Designing a distributed web performance architecture
This guide describes a comprehensive layer 7 (L7) Application Performance strategy for architects and developers. In today's competitive digital landscape, application performance is a critical business differentiator. However, the ultimate objective is finding the performance-security equilibrium point.
While this guide focuses on maximizing speed and user experience (UX), performance cannot come at the expense of security. Architects must balance latency reduction against the necessary processing overhead of rigorous security controls, such as DDoS protection, WAF and Bot Management.
In high-risk scenarios, security must take precedence, where the "latency budget" gained from these performance optimizations is strategically reinvested to power essential protections, ensuring the application remains both fast enough to convert users and secure enough to protect the business.

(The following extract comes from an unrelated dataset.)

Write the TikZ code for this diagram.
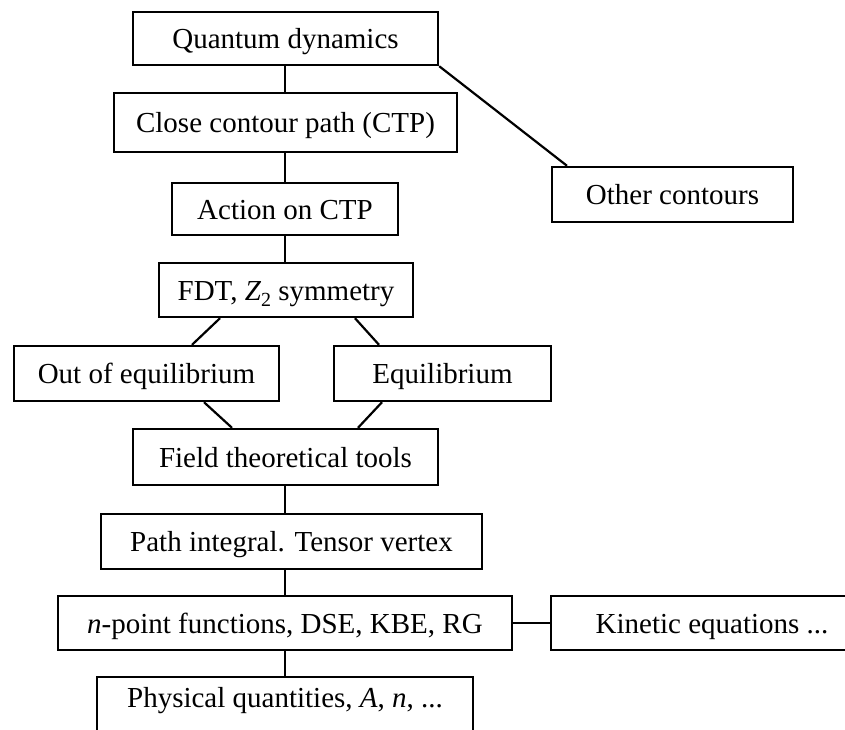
\documentclass[tikz,border=0pt]{standalone}
\usepackage{fontspec}
\setmainfont{Liberation Serif}
\usetikzlibrary{shadows}
\begin{document}
\begin{tikzpicture}[x=1pt,y=-1pt,
  box/.style={draw, fill=white, line width=2.4pt, inner sep=0pt,
    text height=20pt, text depth=0pt,
    font=\fontsize{29}{34}\selectfont,
    drop shadow={shadow xshift=1.2pt, shadow yshift=-1.2pt, opacity=1, fill=black}},
  link/.style={line width=2.2pt}]
\useasboundingbox (0,0) rectangle (845,729);
\clip (0,0) rectangle (845,729);

\node[box, minimum width=305pt, minimum height=53pt] (qd) at (285.5,38.5) {Quantum dynamics};
\node[box, minimum width=343pt, minimum height=59pt] (ctp) at (285.5,122.5) {Close contour path (CTP)};
\node[box, minimum width=241pt, minimum height=55pt] (other) at (672.5,194.5) {Other contours};
\node[box, minimum width=226pt, minimum height=52pt] (act) at (285,209) {Action on CTP};
\node[box, minimum width=254pt, minimum height=54pt] (fdt) at (286,290) {FDT, \textit{Z}\raisebox{-6pt}{\fontsize{20}{20}\selectfont 2} symmetry};
\node[box, minimum width=265pt, minimum height=55pt] (neq) at (146.5,373.5) {Out of equilibrium};
\node[box, minimum width=217pt, minimum height=55pt] (eq) at (442.5,373.5) {Equilibrium};
\node[box, minimum width=305pt, minimum height=56pt] (ftt) at (285.5,457) {Field theoretical tools};
\node[box, minimum width=381pt, minimum height=55pt] (pi) at (291.5,541.5) {Path integral. Tensor vertex};
\node[box, minimum width=454pt, minimum height=54pt] (npt) at (285,623) {\textit{n}-point functions, DSE, KBE, RG};
\node[box, minimum width=322pt, minimum height=54pt] (kin) at (712,623) {Kinetic equations ...};
\node[box, minimum width=376pt, minimum height=60pt, text depth=20pt] (phys) at (285,707) {Physical quantities, \textit{A}, \textit{n}, ...};

% main chain
\draw[link] (qd.south -| 285,0) -- (ctp.north -| 285,0);
\draw[link] (ctp.south -| 285,0) -- (act.north -| 285,0);
\draw[link] (act.south -| 285,0) -- (fdt.north -| 285,0);
\draw[link] (ftt.south -| 285,0) -- (pi.north -| 285,0);
\draw[link] (pi.south -| 285,0) -- (npt.north -| 285,0);
\draw[link] (npt.south -| 285,0) -- (phys.north -| 285,0);

% side branches
\draw[link] (qd.south east) -- (other.north west -| 567,0);
\draw[link] (npt.east) -- (kin.west);

% split and merge around the two regimes
\draw[link] (fdt.south -| 220,0) -- (neq.north -| 192,0);
\draw[link] (fdt.south -| 355,0) -- (eq.north -| 379,0);
\draw[link] (neq.south -| 204,0) -- (ftt.north -| 232,0);
\draw[link] (eq.south -| 382,0) -- (ftt.north -| 358,0);
\end{tikzpicture}
\end{document}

| Key business metrics | Why it matters |
|---|---|
| User Engagement & Retention | First Impressions & Abandonment: A fast-loading website is fundamental to a positive user experience. Users today expect instant access to information, and research highlights this, showing that a significant portion of users will abandon a website if it takes too long to load ↗, directly increasing the bounce rate. |
| Revenue Generation & Conversion | Direct Business Impact: Web performance directly impacts a website's conversion rate, which is the percentage of visitors who complete a desired action, such as making a purchase or signing up for a newsletter. A faster site leads to higher conversion rates; for example, one study ↗ found that even a 100-millisecond reduction in homepage load time resulted in a 1.11% increase in conversions. |
| Organic Visibility & Search Ranking | Traffic Acquisition & Authority: Search Engine Optimization (SEO) is how search engines like Google use page speed as a ranking factor. Faster-loading websites tend to rank higher in search results, which leads to more organic traffic. Google's Core Web Vitals (CWVs) are a set of metrics that measure a page's loading speed, interactivity, and visual stability, all of which are directly tied to performance and can significantly boost a site's search engine ranking. |
| High-Speed Delivery & Reliability | User Experience & Trust: This metric combines a high Download Success Rate (Availability/Resiliency) with maximum Download Throughput (Speed). For mission-critical assets like software, video, or AI models, it ensures users get the file fast and reliably, directly impacting product usability and customer trust, especially during traffic spikes. |
| Edge Efficiency & Cost Control | Operational Cost Reduction: This metric is primarily measured by the Cache Hit Ratio (CHR) for large files. Maximizing the CHR offloads traffic from the origin server, which is the key driver for minimizing infrastructure load and achieving significant Data Egress Cost Reduction (for example, through the Bandwidth Alliance ↗), directly translating to lower operational costs and greater profitability for the business. |
Measuring the Impact: While marketing dashboards (for example, Google Analytics) track business outcomes, Cloudflare Web Analytics and Observatory measure the performance drivers. Use them to correlate real-time Core Web Vitals (CWV) and Real User Monitoring (RUM) improvements directly with reduced bounce rates and higher conversions, without compromising privacy or relying on heavy client-side scripts.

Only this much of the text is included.